Le redressement de Tunisair n’est de toute évidence pas limité à la seule compagnie aérienne mais à tout le groupe et à toutes les filiales supposées soutenir leur maison-mère. Or tout le monde sait qu’à deux exceptions près (Amadeus Tunisie et ATCT), toutes les autres sont malheureusement déficitaires. D’où certainement le besoin d’élaborer un plan de relance spécifique à chaque entreprise et qu’il soit confié sans complexes à un cabinet de consulting spécialisé ou à un expert international qui osera dire tout haut ce que d’autres craindront d’avouer tout bas (la RAM en 2012 a fait appel à Seabury & Mackinsey et Tunisair au début des années 2000 avait sollicité Lufthansa Consulting).

Selon les experts, pour assurer la viabilité des filiales, celles-ci doivent élargir leur périmètre commercial au-delà de leur seul marché acquis, celui de Tunisair. Cela est valable principalement pour Tunisair Technics et, dans une moindre mesure, Tunisie Catering. Une thèse qui, cependant, pourrait être contre-dite par le cas Tunisair Handling en quasi-monopole sur le marché mais qui se permet « le luxe » d’afficher des résultats financiers négatifs.

Le digital à la rescousse

Tunisair, en tant que compagnie aérienne, est de toute évidence en retard par rapport à ses concurrents. Et pourtant, ce ne sont pas les idées qui manquent. Sauf que les managers demeurent les mains liées car sans autonomie, ils sont obligés d’en référer à leur ministère de tutelle pour toute action aussi futile soit-elle.

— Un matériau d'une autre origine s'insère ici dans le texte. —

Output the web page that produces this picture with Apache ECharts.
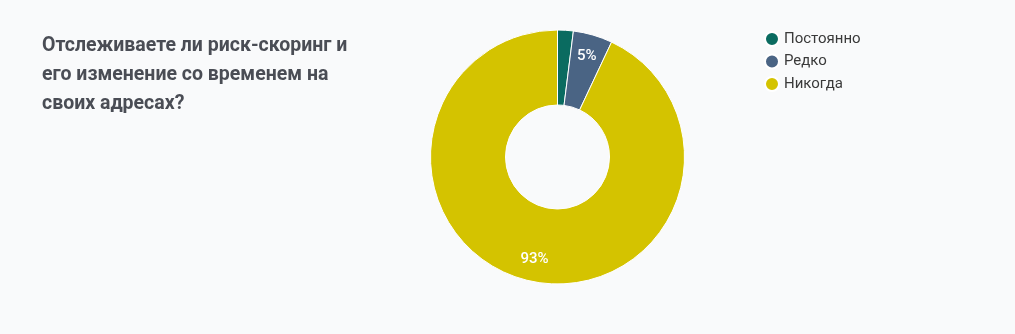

Pour avoir été ministre des Technologies avant d’arriver au Transport, Anouar Maârouf estime que les méthodes de travail de la compagnie se sont arrêtées aux années 70. Il estime par conséquent nécessaire de revoir les process en vigueur, comme notamment de consolider le site web de la compagnie et créer un « plateau pour les commerciaux » qui travailleraient à distance.

Le ministre serait donc bien inspiré justement de libérer la compagnie du joug de l’autorité de tutelle. L’avantage avec Anouar Maârouf, c’est qu’il a vécu l’expérience d’une autre entreprise publique, en l’occurrence Tunisie Telecom, totalement indépendante dans ses modes opératoires. Si le même modèle était appliqué avec Tunisair, il est fort à parier que la compagnie pourrait passer à autre chose, à commencer par développer son e-commerce et surtout son merchandising.

Pourquoi son site, pourtant premier site marchand en Tunisie en termes de chiffre d’affaires réalisé, n’offre-il pas (ou si peu) de services annexes (assurances voyages, hébergement, location de voitures) ?

Pour une compagnie en manque de rentabilité, dont les avions ne volent pas assez, des solutions de pricing dynamique doivent être adoptées pour garantir réactivité et surtout proactivité, ou qu’un vrai CRM digne de ce nom soit mis en place pour accompagner l’expérience-passager dans toutes les phases de la vente.

Reste à savoir si les formations adéquates sont bien dispensées au personnel et qu’elles correspondent aux besoins réels du marché ? L’état du centre de la formation de la compagnie à la Charguia n’augure malheureusement rien de bon sur ce plan.